Importance sociale du nombre des justes

 

 

 

 

 

par

 

 

 

 

 

Charles BOUCAUD

 

 

 

 

 

 

 

 

 

 

La question sociale se résout pratiquement en question morale. En fait, la grosse majorité se borne au maintien des droits acquis, du statu quo. C’est seulement une petite minorité, hardie et en avance sur son temps, qui a le courage de poursuivre « l’équation des droits ».

C’est donc dans les âmes de quelques justes, qui sont tourmentés par le sentiment de la justice et qui le préfèrent aux préjugés sociaux, que les progrès de la justice prennent leur point de départ.

Le meilleur moyen de réaliser des réformes sociales est donc de former une élite de justes véritables.

Mais qu’est-ce qu’un juste ? Un juste, au point de vue juridique et social, c’est celui qui, ne se bornant pas à respecter les lois établies et les conventions particulières qu’il a passées avec les autres hommes, voit dans ses inférieurs, au-delà de leur position sociale, des personnes de même nature que la sienne, qui, emprisonnées dans le réseau de l’organisation et des inégalités sociales, appesanties moralement par un passé de servitude ou d’infériorité, ont seulement besoin, pour être émancipées, d’être aidées.
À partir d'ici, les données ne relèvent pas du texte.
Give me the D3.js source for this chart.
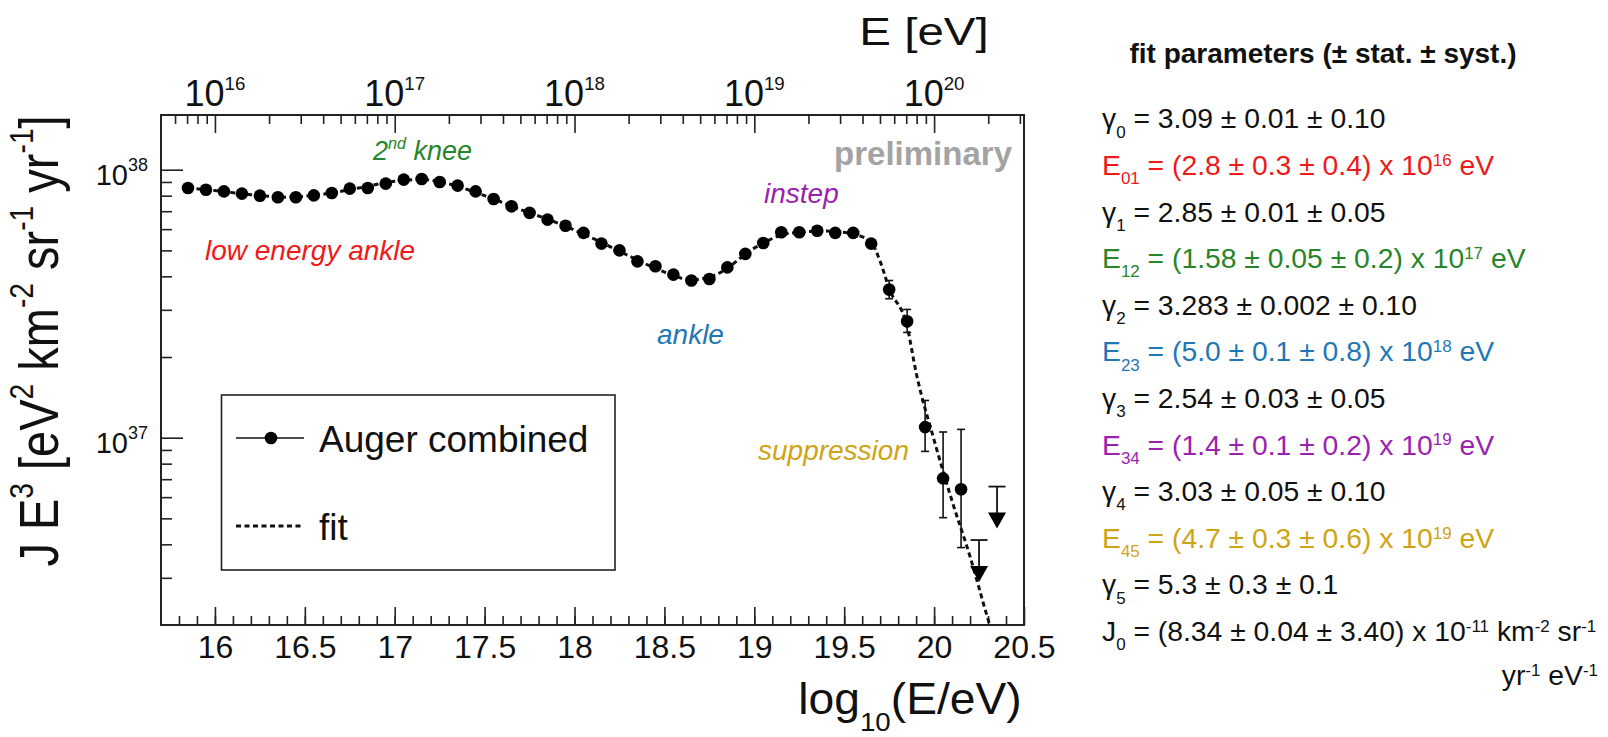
<!DOCTYPE html>
<html>
<head>
<meta charset="utf-8">
<script src="https://cdn.jsdelivr.net/npm/d3@7"></script>
<style>
  body { margin: 0; background: #fff; }
  text { font-family: "Liberation Sans", Arial, sans-serif; white-space: pre; }
</style>
</head>
<body>
<div id="chart"></div>
<script>
// Auger combined spectrum, J E^3 in units of 1e37 eV^2 km^-2 sr^-1 yr^-1
var logE = [15.85, 15.95, 16.05, 16.15, 16.25, 16.35, 16.45, 16.55, 16.65, 16.75,
            16.85, 16.95, 17.05, 17.15, 17.25, 17.35, 17.45, 17.55, 17.65, 17.75,
            17.85, 17.95, 18.05, 18.15, 18.25, 18.35, 18.45, 18.55, 18.65, 18.75,
            18.85, 18.95, 19.05, 19.15, 19.25, 19.35, 19.45, 19.55, 19.65, 19.75,
            19.85, 19.95, 20.05, 20.15];
var jE3 = [8.55, 8.42, 8.30, 8.14, 8.00, 7.89, 7.89, 8.02, 8.19, 8.50,
           8.55, 8.87, 9.18, 9.23, 9.00, 8.72, 8.30, 7.77, 7.30, 6.90,
           6.51, 6.18, 5.81, 5.30, 5.00, 4.55, 4.36, 4.06, 3.86, 3.91,
           4.32, 4.85, 5.33, 5.84, 5.84, 5.92, 5.81, 5.81, 5.30, 3.57,
           2.72, 1.095, 0.705, 0.642];
var errHi = [0.03, 0.03, 0.03, 0.03, 0.03, 0.03, 0.03, 0.03, 0.03, 0.03,
             0.03, 0.03, 0.03, 0.03, 0.03, 0.03, 0.03, 0.03, 0.03, 0.03,
             0.03, 0.03, 0.03, 0.03, 0.03, 0.03, 0.03, 0.03, 0.03, 0.03,
             0.04, 0.04, 0.05, 0.06, 0.07, 0.08, 0.09, 0.10, 0.12, 0.29,
             0.29, 0.282, 0.345, 0.432];
var errLo = [0.03, 0.03, 0.03, 0.03, 0.03, 0.03, 0.03, 0.03, 0.03, 0.03,
             0.03, 0.03, 0.03, 0.03, 0.03, 0.03, 0.03, 0.03, 0.03, 0.03,
             0.03, 0.03, 0.03, 0.03, 0.03, 0.03, 0.03, 0.03, 0.03, 0.03,
             0.04, 0.04, 0.05, 0.06, 0.07, 0.08, 0.09, 0.10, 0.12, 0.27,
             0.25, 0.206, 0.202, 0.253];

// upper limits
var limitLogE = [20.25, 20.35];
var limitJ = [0.415, 0.657];

// fit curve
var fitLogE = [15.85, 16.0, 16.2, 16.4, 16.6, 16.8, 17.0, 17.15, 17.3, 17.5,
               17.7, 17.9, 18.1, 18.3, 18.5, 18.65, 18.8, 19.0, 19.2, 19.4,
               19.55, 19.65, 19.7, 19.75, 19.85, 19.9, 20.0, 20.1, 20.2, 20.3, 20.4];
var fitJ = [8.55, 8.36, 8.07, 7.90, 8.10, 8.55, 9.05, 9.20, 8.85, 8.00,
            7.10, 6.35, 5.55, 4.78, 4.15, 3.88, 4.10, 5.10, 5.80, 5.90,
            5.75, 5.35, 4.55, 3.60, 2.60, 1.75, 0.98, 0.58, 0.36, 0.21, 0.13];

// axis ticks
var bottomTicks = [16, 16.5, 17, 17.5, 18, 18.5, 19, 19.5, 20, 20.5];
var topExps = [16, 17, 18, 19, 20];
var leftExps = [37, 38];

// fit parameter text
var paramLines = [
  "γ_{0} = 3.09 ± 0.01 ± 0.10",
  "E_{01} = (2.8 ± 0.3 ± 0.4) x 10^{16} eV",
  "γ_{1} = 2.85 ± 0.01 ± 0.05",
  "E_{12} = (1.58 ± 0.05 ± 0.2) x 10^{17} eV",
  "γ_{2} = 3.283 ± 0.002 ± 0.10",
  "E_{23} = (5.0 ± 0.1 ± 0.8) x 10^{18} eV",
  "γ_{3} = 2.54 ± 0.03 ± 0.05",
  "E_{34} = (1.4 ± 0.1 ± 0.2) x 10^{19} eV",
  "γ_{4} = 3.03 ± 0.05 ± 0.10",
  "E_{45} = (4.7 ± 0.3 ± 0.6) x 10^{19} eV",
  "γ_{5} = 5.3 ± 0.3 ± 0.1",
  "J_{0} = (8.34 ± 0.04 ± 3.40) x 10^{-11} km^{-2} sr^{-1}"
];
var paramColors = ["#111", "#ee1a1a", "#111", "#27852a", "#111", "#1f78b4",
                   "#111", "#9b22b0", "#111", "#cfa414", "#111", "#111"];

var svgWidth = 1608;
var svgHeight = 737;

var svg = d3.select("#chart")
    .append("svg")
    .attr("width", svgWidth)
    .attr("height", svgHeight)
    .style("background", "#fff");

var frame = {left: 161, right: 1024, top: 115, bottom: 625};

var x = d3.scaleLinear()
    .domain([15.7, 20.5])
    .range([frame.left, frame.right]);

var y = d3.scaleLog()
    .domain([0.2, 16])
    .range([frame.bottom, frame.top]);

// text with ^{sup} and _{sub}
function rich(sel, str, fs, supUp, subDown, small) {
  small = small || 0.6;
  var re = /([_^])\{([^}]*)\}/g, parts = [], last = 0, m;
  while ((m = re.exec(str))) {
    if (m.index > last) parts.push({t: str.slice(last, m.index), k: ""});
    parts.push({t: m[2], k: m[1]});
    last = re.lastIndex;
  }
  if (last < str.length) parts.push({t: str.slice(last), k: ""});
  var cur = 0;
  parts.forEach(function(p) {
    var target = p.k == "^" ? -supUp * fs : p.k == "_" ? subDown * fs : 0;
    sel.append("tspan")
      .attr("dy", target - cur)
      .style("font-size", (p.k ? small * fs : fs) + "px")
      .text(p.t);
    cur = target;
  });
  return sel;
}

// Bottom axis (inner ticks)
var minorBottom = d3.range(158, 205).map(function(d) { return d / 10; });
svg.append("g")
    .attr("transform", `translate(0, ${frame.bottom})`)
    .attr("color", "#222")
    .call(d3.axisBottom(x).tickValues(minorBottom).tickSize(-9).tickFormat(""))
    .call(function(g) { g.select(".domain").remove(); });

svg.append("g")
    .attr("transform", `translate(0, ${frame.bottom})`)
    .attr("color", "#222")
    .call(d3.axisBottom(x).tickValues(bottomTicks).tickSize(-18).tickFormat(function(d) { return d; }))
    .call(function(g) {
      g.select(".domain").remove();
      g.selectAll("text").attr("y", 33).attr("dy", 0)
        .style("font-size", "32px").attr("fill", "#111");
    });

// Top axis, E in eV (log ticks)
var topMinor = [], topMajor = [];
for (var n = 15; n <= 20; n++) {
  for (var k = 1; k <= 9; k++) {
    var v = n + Math.log10(k);
    if (v > 15.7 && v < 20.5) (k == 1 ? topMajor : topMinor).push(v);
  }
}
svg.append("g")
    .attr("transform", `translate(0, ${frame.top})`)
    .attr("color", "#222")
    .call(d3.axisTop(x).tickValues(topMinor).tickSize(-9).tickFormat(""))
    .call(function(g) { g.select(".domain").remove(); });
svg.append("g")
    .attr("transform", `translate(0, ${frame.top})`)
    .attr("color", "#222")
    .call(d3.axisTop(x).tickValues(topMajor).tickSize(-18).tickFormat(""))
    .call(function(g) { g.select(".domain").remove(); });

topExps.forEach(function(e) {
  var t = svg.append("text")
      .attr("x", x(e))
      .attr("y", 106)
      .attr("text-anchor", "middle")
      .attr("fill", "#111");
  rich(t, "10^{" + e + "}", 36, 0.44, 0, 0.52);
});

// Left axis (inner ticks)
var leftMinor = [], leftMajor = [];
for (var n2 = 36; n2 <= 38; n2++) {
  for (var k2 = 1; k2 <= 9; k2++) {
    var v2 = k2 * Math.pow(10, n2 - 37);
    if (v2 > 0.2 && v2 < 16) (k2 == 1 ? leftMajor : leftMinor).push(v2);
  }
}
svg.append("g")
    .attr("transform", `translate(${frame.left}, 0)`)
    .attr("color", "#222")
    .call(d3.axisLeft(y).tickValues(leftMinor).tickSize(-11).tickFormat(""))
    .call(function(g) { g.select(".domain").remove(); });
svg.append("g")
    .attr("transform", `translate(${frame.left}, 0)`)
    .attr("color", "#222")
    .call(d3.axisLeft(y).tickValues(leftMajor).tickSize(-22).tickFormat(""))
    .call(function(g) { g.select(".domain").remove(); });

leftExps.forEach(function(e) {
  var t = svg.append("text")
      .attr("x", 148)
      .attr("y", y(Math.pow(10, e - 37)) + 15)
      .attr("text-anchor", "end")
      .attr("fill", "#111");
  rich(t, "10^{" + e + "}", 29, 0.47, 0, 0.62);
});

svg.selectAll(".tick line").attr("stroke-width", 1.6);

// Frame
svg.append("rect")
    .attr("x", frame.left)
    .attr("y", frame.top)
    .attr("width", frame.right - frame.left)
    .attr("height", frame.bottom - frame.top)
    .attr("fill", "none")
    .attr("stroke", "#222")
    .attr("stroke-width", 2);

// Axis titles
var yTitle = svg.append("g")
    .attr("transform", "translate(58, 341) rotate(-90) scale(1, 1.18)")
    .append("text")
    .attr("text-anchor", "middle")
    .attr("fill", "#111");
rich(yTitle, "J E^{3} [eV^{2} km^{-2} sr^{-1} yr^{-1}]", 47, 0.45, 0);

var xTitle = svg.append("g")
    .attr("transform", "translate(910, 714) scale(1.05, 1)")
    .append("text")
    .attr("text-anchor", "middle")
    .attr("fill", "#111");
rich(xTitle, "log_{10}(E/eV)", 44, 0, 0.38);

svg.append("g")
    .attr("transform", "translate(924, 45) scale(1.25, 1)")
    .append("text")
    .attr("text-anchor", "middle")
    .attr("fill", "#111")
    .style("font-size", "38px")
    .text("E [eV]");

// Plot clip
svg.append("clipPath").attr("id", "plotClip")
  .append("rect")
    .attr("x", frame.left)
    .attr("y", frame.top)
    .attr("width", frame.right - frame.left)
    .attr("height", frame.bottom - frame.top);

var plot = svg.append("g").attr("clip-path", "url(#plotClip)");

// Fit line
var fitData = fitLogE.map(function(d, i) { return [d, fitJ[i]]; });
var fitLine = d3.line()
    .x(function(d) { return x(d[0]); })
    .y(function(d) { return y(d[1]); })
    .curve(d3.curveMonotoneX);

plot.append("path")
    .datum(fitData)
    .attr("d", fitLine)
    .attr("fill", "none")
    .attr("stroke", "#111")
    .attr("stroke-width", 3)
    .attr("stroke-dasharray", "5,3.5");

// Data points with error bars
var points = logE.map(function(d, i) {
  return {e: d, j: jE3[i], hi: jE3[i] + errHi[i], lo: jE3[i] - errLo[i]};
});

plot.selectAll(".errbar")
    .data(points)
    .enter()
    .append("line")
    .attr("class", "errbar")
    .attr("x1", function(d) { return x(d.e); })
    .attr("x2", function(d) { return x(d.e); })
    .attr("y1", function(d) { return y(d.hi); })
    .attr("y2", function(d) { return y(d.lo); })
    .attr("stroke", "#111")
    .attr("stroke-width", 1.6);

["hi", "lo"].forEach(function(key) {
  plot.selectAll(".cap-" + key)
      .data(points)
      .enter()
      .append("line")
      .attr("x1", function(d) { return x(d.e) - 4; })
      .attr("x2", function(d) { return x(d.e) + 4; })
      .attr("y1", function(d) { return y(d[key]); })
      .attr("y2", function(d) { return y(d[key]); })
      .attr("stroke", "#111")
      .attr("stroke-width", 1.6);
});

plot.selectAll("circle")
    .data(points)
    .enter()
    .append("circle")
    .attr("cx", function(d) { return x(d.e); })
    .attr("cy", function(d) { return y(d.j); })
    .attr("r", 6.3)
    .attr("fill", "#000");

// Upper limits: cap, stem and arrow head
var limits = limitLogE.map(function(d, i) { return {e: d, j: limitJ[i]}; });
var lim = plot.selectAll(".limit")
    .data(limits)
    .enter()
    .append("g")
    .attr("class", "limit")
    .attr("transform", function(d) { return `translate(${x(d.e)}, ${y(d.j)})`; });
lim.append("line").attr("x1", -8.5).attr("x2", 8.5)
    .attr("stroke", "#111").attr("stroke-width", 1.8);
lim.append("line").attr("y1", 0).attr("y2", 27)
    .attr("stroke", "#111").attr("stroke-width", 1.8);
lim.append("path").attr("d", "M-9,26 L9,26 L0,42 Z").attr("fill", "#000");

// Annotations
function note(px, py, str, color, size, anchor, weight, italic) {
  var t = svg.append("text")
      .attr("x", px)
      .attr("y", py)
      .attr("text-anchor", anchor || "start")
      .attr("fill", color)
      .style("font-weight", weight || "normal")
      .style("font-style", italic ? "italic" : "normal");
  rich(t, str, size, 0.4, 0);
}
note(205, 260, "low energy ankle", "#ee1a1a", 28, "start", null, true);
note(373, 160, "2^{nd} knee", "#27852a", 27, "start", null, true);
note(657, 344, "ankle", "#1f78b4", 28, "start", null, true);
note(764, 203, "instep", "#9b22b0", 28, "start", null, true);
note(758, 460, "suppression", "#cfa414", 28, "start", null, true);
note(1012, 165, "preliminary", "#a3a3a3", 33, "end", "bold", false);

// Legend
var legend = svg.append("g");
legend.append("rect")
    .attr("x", 221.5)
    .attr("y", 395)
    .attr("width", 393.5)
    .attr("height", 175)
    .attr("fill", "#fff")
    .attr("stroke", "#222")
    .attr("stroke-width", 1.6);
legend.append("line")
    .attr("x1", 236).attr("x2", 304).attr("y1", 438).attr("y2", 438)
    .attr("stroke", "#111").attr("stroke-width", 1.6);
legend.append("circle")
    .attr("cx", 271).attr("cy", 438).attr("r", 6.3).attr("fill", "#000");
legend.append("line")
    .attr("x1", 236).attr("x2", 304).attr("y1", 526).attr("y2", 526)
    .attr("stroke", "#111").attr("stroke-width", 3).attr("stroke-dasharray", "5,3.5");
legend.append("text")
    .attr("x", 319).attr("y", 452)
    .style("font-size", "37px").attr("fill", "#111")
    .text("Auger combined");
legend.append("text")
    .attr("x", 319).attr("y", 540)
    .style("font-size", "37px").attr("fill", "#111")
    .text("fit");

// Fit parameters panel
svg.append("text")
    .attr("x", 1323)
    .attr("y", 63)
    .attr("text-anchor", "middle")
    .style("font-size", "28px")
    .style("font-weight", "bold")
    .attr("fill", "#111")
    .text("fit parameters (± stat. ± syst.)");

paramLines.forEach(function(line, i) {
  var t = svg.append("text")
      .attr("x", 1102)
      .attr("y", 128.3 + i * 46.6)
      .attr("fill", paramColors[i]);
  rich(t, line, 28.3, 0.32, 0.33);
});

var last = svg.append("text")
    .attr("x", 1598)
    .attr("y", 685)
    .attr("text-anchor", "end")
    .attr("fill", "#111");
rich(last, "yr^{-1} eV^{-1}", 28.3, 0.32, 0.33);
</script>
</body>
</html>
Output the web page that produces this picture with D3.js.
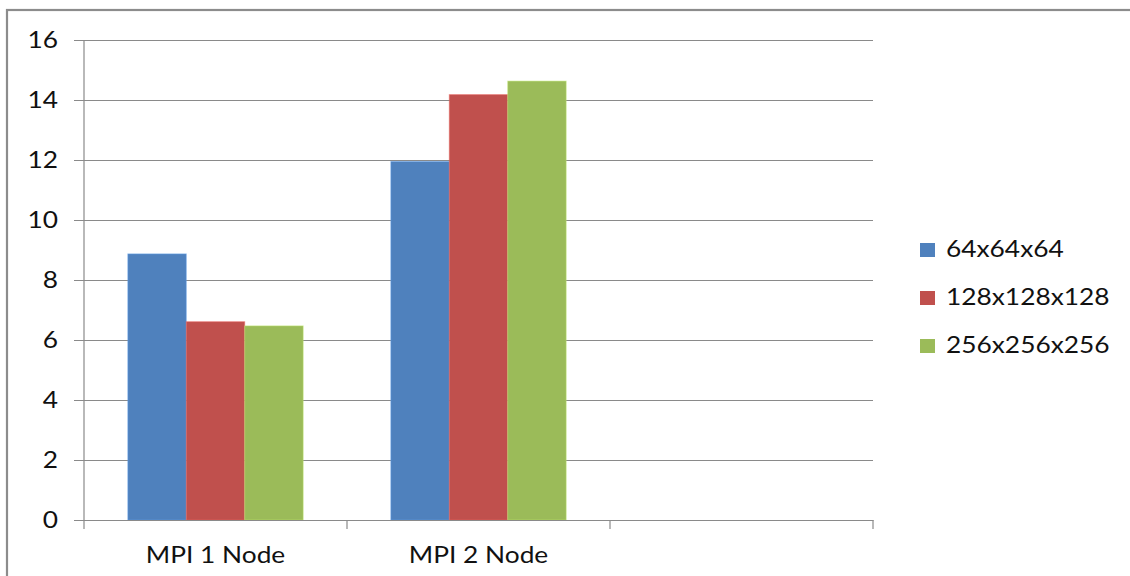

L’amour de tous les hommes et de tous les humbles comme de soi-même, voilà donc la condition morale de la justice sociale ; et tout ce qui est de nature à fomenter cet amour universel et minutieux favorise la formation des justes et, par conséquent, le progrès social.

De là procède la valeur sociale du christianisme, qui rend concrète et vivante l’idée d’égalité entre tous les hommes, en voyant dans tous les hommes des frères que réunit miséricordieusement la commune paternité de Dieu, et qui a pour suprême idéal l’exécution de ce vœu synthétique du Christ : « Qu’ils soient tous un, comme vous, mon Père, et moi, Nous ne sommes qu’un ! et qu’ils ne fassent qu’un avec nous ! » L’idéal chrétien porte ainsi à son comble l’idée de justice, en réalisant si intégralement l’« équation des droits », qu’il assimile surnaturellement les personnes humaines, non seulement entre elles, mais encore aux personnes divines, en les rendant fraternellement cohéritières du Christ.

Aussi le progrès social dépend-il surtout de la charité intérieure des âmes. « Les causes profondes des grands changements humains sont ailleurs que dans les assemblées politiques et les cercles de lettrés ; elles sont dans les aspirations des simples, des patients de toute sorte. Ce sont les déshérités de la terre qui toujours ont poursuivi le plus énergiquement l’idéal et qui ont réalisé le bien dont nous vivons. Ce sont les infiniment petits, au fond de la sombre mer des pauvres, qui fondent l’avenir... Le lent travail de perfection que poursuivent les êtres pensants et responsables agrandit l’ordre universel. Le moindre mouvement que le sage vient à faire suivant l’ordre profite à tout l’univers. Une bonne action, une vie sainte, sont, en un sens, éternelles dans leurs résultats... En concevant et en réalisant la justice, l’être dont la dépouille vient du néant et va y rentrer, participe à l’éternel et à l’infini 1. »

Il dépend donc de chacun de nous tous de contribuer efficacement au progrès de l’histoire et du droit. Comme l’a fait remarquer M. Tarde, nous laissons un pli nouveau à tout ce que nous touchons, et « rien n’est perdu de tout ce qui jaillit de notre cœur » ; un état social n’est qu’une intégration historique d’infinitésimales et obscures innovations qui sont l’œuvre quotidienne de chacun de nous ; les états sociaux se forment comme les langages et les accents nationaux et provinciaux : par l’habitude de tous. Pour expliquer en histoire naturelle l’évolution des espèces, Darwin supposait, entre autres facteurs principaux, les variations individuelles ; ces variations ne sont pas moins fécondes dans l’histoire du droit. Le « corps social » est inerte comme tous les corps, tant qu’une force ne vient pas le soustraire à l’empire de la loi d’inertie : cette force est principalement le sentiment de la fraternité universelle.

 

 

 

Charles BOUCAUD,

Maître de conférences

à la Faculté libre de Droit de Paris.

 

Paru dans Demain en 1906.

 

 

 

 



1  Paul DESCHANEL, Discours à l’Académie française sur les prix de vertu, du 23 novembre 1905. (Questions actuelles, 2 décembre 1905.)